Ce bref rappel historique montre à quel point la Tunisie après le déclenchement du Printemps arabe est un modèle pour tous les autres pays arabes. En effet tout le processus démocratique : Assemblée constituante, élections législatives, élections présidentielles, s’est basé sur la volonté du peuple et dans le cadre d’un transparence totale. L’autre élément fondamental est le compromis historique entre les partis progressistes et les partis islamistes pour gouverner ensemble dans l’intérêt général du pays. Le troisième élément est la force de la société civile tunisienne qui a pesé de tout son poids dans le déroulement du processus. C’est ainsi que les femmes tunisiennes ont joué un très grand rôle, ainsi que le puissant Syndicat UGTT, le patronat avec l’UTICA et la défense des droits de l’homme avec le LTDH.

Devant cet horrible attentat à Tunis, toute la communauté internationale doit se mobiliser pour sauver la démocratie tunisienne. En effet si cette démocratie s’effondre, ce serait la victoire des obscurantistes qui veulent ramener le monde arabe au Moyen-Âge. Cela donnerait plus de force à Al Qaida, Boko Haram, Daech, Shebab et pousserait les jeunes à rejoindre ces mouvements terroristes. Pour la seule Tunisie, on estime à 3.000 jihadistes qui combattent en Syrie, en Irak, et en Libye. L’autre danger serait le retour de ces jihadistes dans leur pays d’origine pour y commettre des attentas.

La mobilisation en faveur de la démocratie tunisienne doit concerner en premier lieu le monde arabe et notamment les voisins de la Tunisie qui sont l’Algérie et le Maroc.

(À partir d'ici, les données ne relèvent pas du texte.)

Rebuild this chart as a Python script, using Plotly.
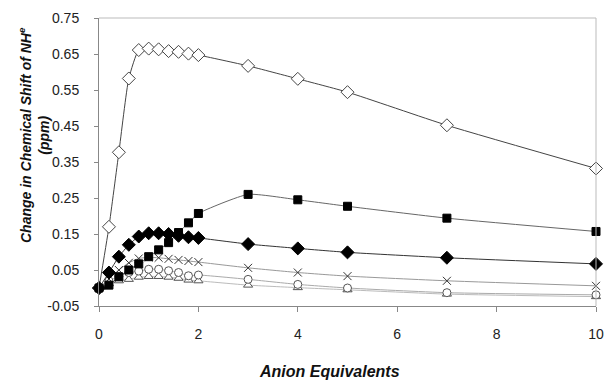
import plotly.graph_objects as go

equiv = [0, 0.2, 0.4, 0.6, 0.8, 1.0, 1.2, 1.4, 1.6, 1.8, 2.0, 3, 4, 5, 7, 10]

open_diamond = [0, 0.170, 0.377, 0.582, 0.661, 0.665, 0.663, 0.658, 0.656, 0.651, 0.647, 0.617, 0.581, 0.544, 0.452, 0.332]
filled_square = [0, 0.008, 0.031, 0.050, 0.067, 0.087, 0.106, 0.126, 0.154, 0.181, 0.207, 0.260, 0.245, 0.227, 0.194, 0.157]
filled_diamond = [0, 0.043, 0.087, 0.120, 0.143, 0.152, 0.152, 0.150, 0.145, 0.141, 0.139, 0.122, 0.110, 0.099, 0.084, 0.067]
cross = [0, 0.025, 0.050, 0.070, 0.082, 0.085, 0.084, 0.081, 0.078, 0.075, 0.072, 0.056, 0.043, 0.033, 0.020, 0.006]
circle = [0, 0.020, 0.032, 0.043, 0.047, 0.052, 0.052, 0.048, 0.043, 0.034, 0.036, 0.024, 0.010, 0.000, -0.013, -0.019]
triangle = [0, 0.012, 0.020, 0.024, 0.030, 0.032, 0.032, 0.030, 0.027, 0.022, 0.020, 0.008, 0.001, -0.005, -0.017, -0.024]

y_ticks = [-0.05, 0.05, 0.15, 0.25, 0.35, 0.45, 0.55, 0.65, 0.75]
x_ticks = [0, 2, 4, 6, 8, 10]

series = [
    (triangle, "triangle-up", "white", "#555", "#bbb", 8),
    (circle, "circle", "white", "#555", "#aaa", 8),
    (cross, "x-thin", "#333", "#333", "#999", 8),
    (open_diamond, "diamond", "white", "#444", "#444", 10),
    (filled_square, "square", "black", "black", "#666", 8),
    (filled_diamond, "diamond", "black", "black", "#333", 10),
]

fig = go.Figure()
for ys, sym, fill, edge, lc, sz in series:
    fig.add_trace(go.Scatter(
        x=equiv, y=ys, mode="lines+markers", cliponaxis=False,
        line=dict(color=lc, width=1, shape="spline", smoothing=0.5),
        marker=dict(symbol=sym, size=sz, color=fill, line=dict(color=edge, width=1)),
        showlegend=False,
    ))

fig.update_layout(
    width=612, height=381,
    margin=dict(l=99, r=8, t=18, b=75),
    paper_bgcolor="white", plot_bgcolor="white",
    font=dict(family="Liberation Sans, Arial", size=14, color="#222"),
    shapes=[
        dict(type="line", xref="paper", yref="paper", x0=0, x1=1, y0=1, y1=1,
             line=dict(color="#bbb", width=1)),
        dict(type="line", xref="paper", yref="paper", x0=1, x1=1, y0=0, y1=1,
             line=dict(color="#bbb", width=1)),
    ],
    annotations=[
        dict(text="<b><i>Anion Equivalents</i></b>", xref="paper", yref="paper",
             x=0.463, y=-0.229, xanchor="center", yanchor="middle",
             showarrow=False, font=dict(size=16, color="#111")),
        dict(text="<b><i>Change in Chemical Shift of NH<sup>e</sup></i></b><br><b><i>(ppm)</i></b>",
             xref="paper", yref="paper", x=-0.132, y=0.595, xanchor="center", yanchor="middle",
             textangle=-90, showarrow=False, font=dict(size=14, color="#111")),
    ],
)
fig.update_xaxes(range=[0, 10], tickvals=x_ticks, ticktext=[str(v) for v in x_ticks],
                 showgrid=False, zeroline=False, showline=True, linecolor="#888", linewidth=1,
                 ticks="outside", ticklen=5, tickcolor="#888", ticklabelstandoff=10)
fig.update_yaxes(range=[-0.05, 0.75], tickvals=y_ticks, ticktext=[f"{v:.2f}" for v in y_ticks],
                 showgrid=False, zeroline=False, showline=True, linecolor="#888", linewidth=1,
                 ticks="outside", ticklen=4, tickcolor="#888", ticklabelstandoff=12)

fig.write_html("out.html", config={"displayModeBar": False},
               post_script="document.body.style.margin='0';document.body.style.overflow='hidden';")
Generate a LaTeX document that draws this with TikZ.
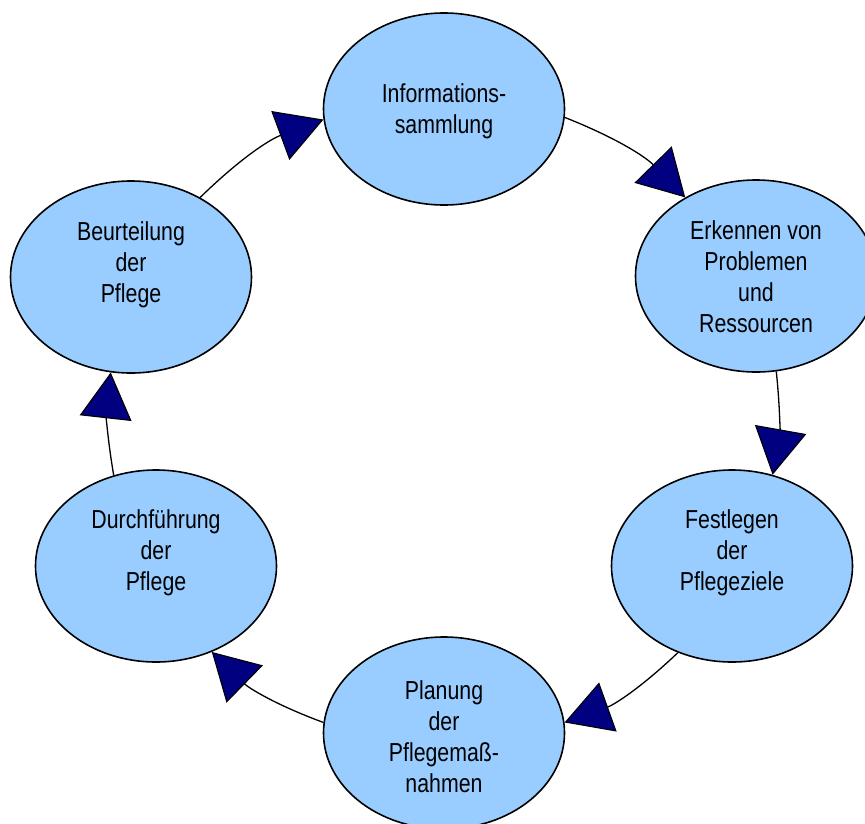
\documentclass[tikz,border=0pt]{standalone}
\usepackage{fontspec}
\setmainfont{Liberation Sans}
\newfontfamily\narrowfont[FakeStretch=0.82]{Liberation Sans}
\usetikzlibrary{arrows.meta,shapes.geometric}
\definecolor{ellfill}{HTML}{99CCFF}
\definecolor{navyhead}{HTML}{000080}
\begin{document}
\begin{tikzpicture}[x=1pt,y=-1pt,
  stage/.style={ellipse,draw=black,line width=1.6pt,fill=ellfill,minimum width=241pt,minimum height=192pt,inner sep=0pt},
  lbl/.style={align=center,font=\narrowfont\fontsize{26}{31}\selectfont,inner sep=0pt},
  flow/.style={draw=black,line width=1.3pt,-{Triangle[length=46pt,width=52pt,fill=navyhead,line width=1.1pt]}}]
\useasboundingbox (0,0) rectangle (865,823);
\clip (0,0) rectangle (865,823);
\node[stage] (e1) at (444,109) {};
\node[stage] (e2) at (756,276) {};
\node[stage] (e3) at (732,566) {};
\node[stage] (e4) at (444,733) {};
\node[stage] (e5) at (156,566) {};
\node[stage] (e6) at (131,277) {};
\node[lbl] (t1) at (444,111) {Informations-\\sammlung};
\node[lbl] (t2) at (756,277) {Erkennen von\\Problemen\\und\\Ressourcen};
\node[lbl] (t3) at (732,553) {Festlegen\\der\\Pflegeziele};
\node[lbl] (t4) at (444,737) {Planung\\der\\Pflegemaß-\\nahmen};
\node[lbl] (t5) at (156,553) {Durchführung\\der\\Pflege};
\node[lbl] (t6) at (131,265) {Beurteilung\\der\\Pflege};
\draw[flow] (e1.-4) to[bend left=12] (e2.132);
\draw[flow] (e2.-78) to[bend left=8] (e3.66);
\draw[flow] (e3.238) to[bend left=12] (e4.5);
\draw[flow] (e4.175) to[bend left=12] (e5.-57);
\draw[flow] (e5.115) to[bend left=8] (e6.-102);
\draw[flow] (e6.49) to[bend left=12] (e1.185);
\end{tikzpicture}
\end{document}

En effet, toute détérioration de la situation en Tunisie aura des effets sur les pays voisins, aussi bien au niveau du tourisme que des investissements directs étrangers. L’Europe doit également se mobiliser, car elle est elle-même frappée par le terrorisme, et pourrait craindre un afflux d’immigrés clandestins en cas de troubles en Tunisie. Les Etats-Unis et le reste de la communauté internationale doivent également aider la Tunisie pour le maintien de la paix en Afrique du Nord. Sur le plan symbolique, il serait judicieux d’organiser à Tunis une grande marche comme celle qui a eu lieu à Paris à la suite des attentats contre Charlie-Hebdo. Sur le plan matériel, il faudrait fournir à la Tunisie des matériels militaires pour assurer la sécurité, notamment des hélicoptères pour la surveillance des frontières avec l’Algérie et la Libye. Enfin, il faut octroyer par l’organisation d’une Conférence internationale de donateurs une aide économique et financière du fait de la perte incontournable que va subir la Tunisie au niveau du tourisme et des investissements.